Her father was a Minnesota state employee and her mother a psychiatric nurse and inner-city teacher. As a fifth-grader in 1990, she watched as Democrat Paul Wellstone upset incumbent Rudy Boschwitz for a U.S. Senate seat, even though Wellstone was outspent by a 7-to-1 margin.

The same year, a school project on the stock market fueled Coleman’s interest in Japan and its trade disputes with the U.S. Now, she’s fluent in Japanese and uses it in her work as a political science and international studies professor at the University of Tampa.

“Politics was part of our daily conversations growing up,” said the now 39-year-old Coleman. “We read the newspaper.”

During summer breaks from Smith College in Massachusetts in 1999 and 2000, Coleman interned in the Minneapolis’ mayor’s office when Sharon Sayles Belton was the first woman and first African-American to hold the position. Belton served from 1994 to 2001.

“She was tough as nails,” Coleman said of Belton. “She was a former probation officer. She didn’t have any toleration for anybody who broke the law or wasn’t serious about government.”

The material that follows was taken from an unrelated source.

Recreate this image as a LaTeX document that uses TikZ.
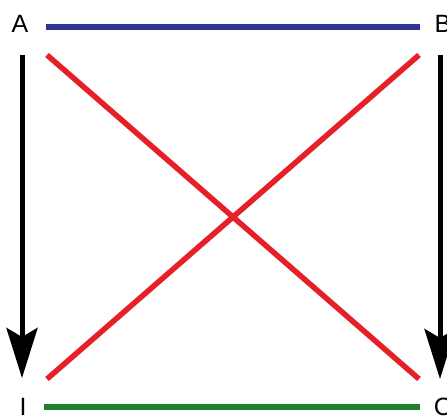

Now a decade later, East County’s Coleman is stepping into the public spotlight as a Democrat running for the Florida House District 73 seat against Republican Thomas Gregory.

“I’ve been concerned about the crisis of democracy,” Coleman said of why she decided to run for office. “People are losing faith in democracy. We need a binding American nationalism rooted in freedom, toleration and the Constitution.”

Coleman will focus on public education. She wants to secure more funding for public education and find a way to reduce the burden of “high-stakes testing” so teachers have more room in the curriculum to teach critical thinking and creativity with basic skills. 

Her husband, Matt Lepinski, thought he was stupid in third grade because he performed poorly on standardized tests. Now, he has a doctorate in mathematics from Massachusetts Institute of Technology.

“He always had that potential,” she said, adding he added a tutor for test-taking. “People don’t want these tests to define them.”

Coleman said she worries some children may internalize those feelings of failure and prevent themselves from realizing their full potential.

“I’m running to make Florida public schools No. 1, to make sure our schools are safe and to make sure our public dollars stay in the public school system,” she said. “We need to make sure teachers and students and anyone who works with our kids have the tools and infrastructure they need to succeed.”

She also believes the state should make the first two years of community and technical college education free.

“We need to at least start talking about it,” she said.

Coleman also hopes to increase environmental protections so polluters pay their “fair share,” enhance monitoring of water quality and improve regulations on septic tanks. She also wants to address gun safety by requiring universal background checks and a ban on assault-style weapons.

Coleman said she hopes to bring a bipartisan approach to the Legislature because she said  it takes both parties working together to tackle issues like education.